Other films from this turbulent year include another Mummy sequel, The Mummy’s Tomb, along with monster flicks like Night Monster and The Undying Monster. And as always, there’s Karloff with at least one chiller, like this year’s horror comedy, The Boogie Man Will get You.
1942 Honorable Mentions:
The Ghost of Frankenstein, Fingers at the Window, The Mummy’s Tomb, The Boogie Man Will Get You
The Film: Cat People
Director: Jacques Tourneur
Cat People is evidence that a work of significant artistic merit can come about even as the result of a mandate to produce potboilers on a budget—which is exactly the conditions that producer Val Lewton was working under at RKO when instructed to produce a series of cheap horror films. Cat People was the first and remains the best known, an unqualified, heavily atmospheric success that is owed in one part to Lewton’s resourcefulness and also to the skillful efforts of director Jacques Tourneur and cinematographer Nicholas Musuraca, whose respective masteries of film noir shadow, lighting and framing illustrate exactly how to produce suspense from the suggestion of supernatural terrors, rather than their literal appearance.

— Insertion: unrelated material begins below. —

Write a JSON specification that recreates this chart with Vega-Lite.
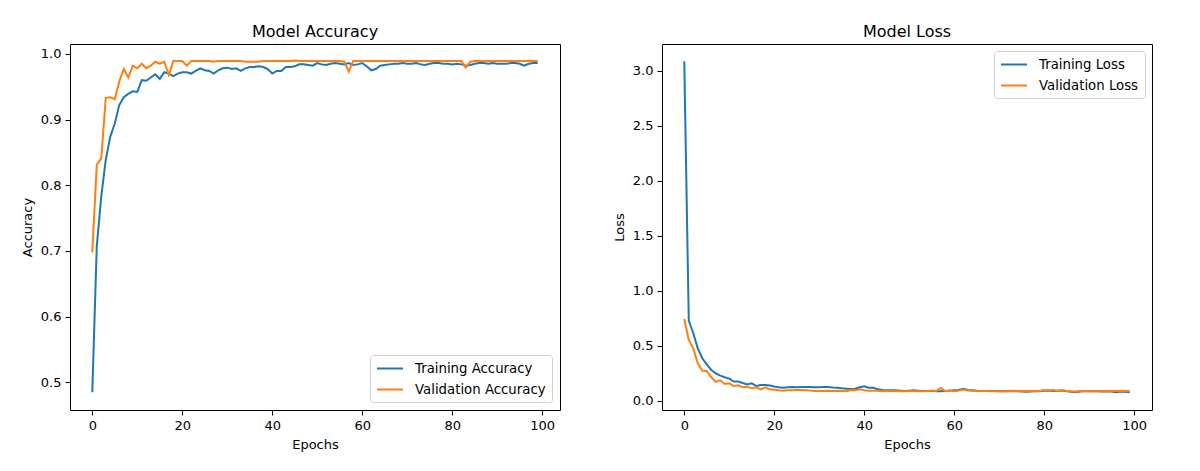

The story of Cat People revolves around Serbian-born fashion illustrator Irena, a coldly detached woman who has lived her life under the certainty of a curse in her lineage, a taint in her bloodline. She believes that she is descended from a race of heathen, devil-worshiping magic users in her native Serbia, and that if she allows herself to express emotions with any sort of intensity, be they sexual passion or righteous anger, that she will lose control and become an animal. Is Irena simply an over-stressed woman, reacting to society’s expectation that someone in her position be demure at all times, rather than “hysterical”? Or do her passions really put the lives of those she loves in danger? In uncertainty lies suspense.

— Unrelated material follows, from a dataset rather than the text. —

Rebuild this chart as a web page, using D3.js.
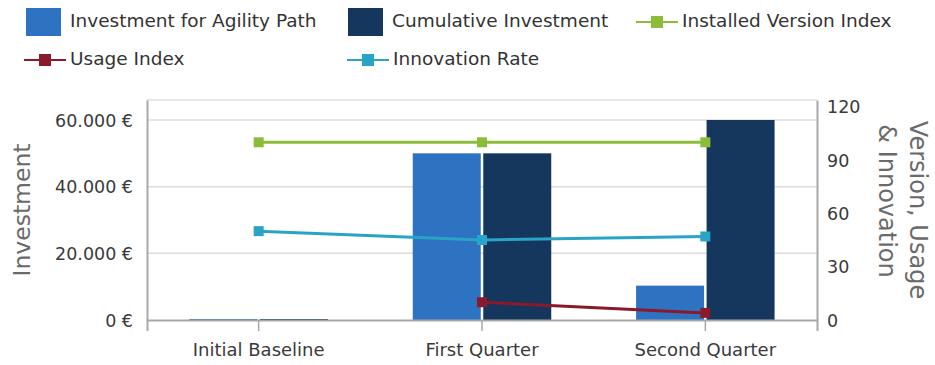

Cat People is one of those rare Hollywood films that often finds its discussion revolving entirely around a producer—in this case, Val Lewton. Although it is true that the film is based on a short story penned by Lewton (The Bagheeta), and that the producer tended to rewrite the screenplays of those films he oversaw, the film also belongs to director Tourneur in equal measure. His moody, claustrophobic use of light and shadow in Cat People presaged many of the techniques that would be used heavily in the film noir genre in the decade to follow, lending weight to scenes that would sound incredibly simple on paper. “A woman walks home late at night, not sure if someone is following her” is a sequence that has appeared in countless thrillers, but rarely so effectively as in Cat People, as Jane Randolph steps in and out of isolated pools of light on abandoned streets, islands of safety against something ephemeral and wild that always seems just out of frame. The sequence is famously broken in the end by the jarring arrival of the so-called “Lewton Bus,” with a sudden discharge of air that is credited by some film historians with birthing the modern “jump scare.” Certainly, the sequence wouldn’t look out of place in almost any modern horror film. The famous pool sequence likewise gets most of its mileage out of the uncanny play between the glittering refraction of light and the superbly unnerving sound design of a big cat’s heavy breathing, rather than anything the audience can physically see. You can feel the influence of this particular scene in the conclusion of a horror film like It Follows, which also makes use of the unique, reflective light conditions of an indoor swimming pool.
For working within such tight parameters, it’s a thing of beauty. In Lewton’s own words, the films he produced at RKO contain only the following: “A love story, three scenes of suggested horror and one of actual violence. Fadeout. It’s all over in 70 minutes.” But he was significantly underplaying the talent of everyone who worked on those pictures, including his own. At a time when American horror films were becoming more formulaic, Lewton and Tourneur were making the absolute most out of their limitations.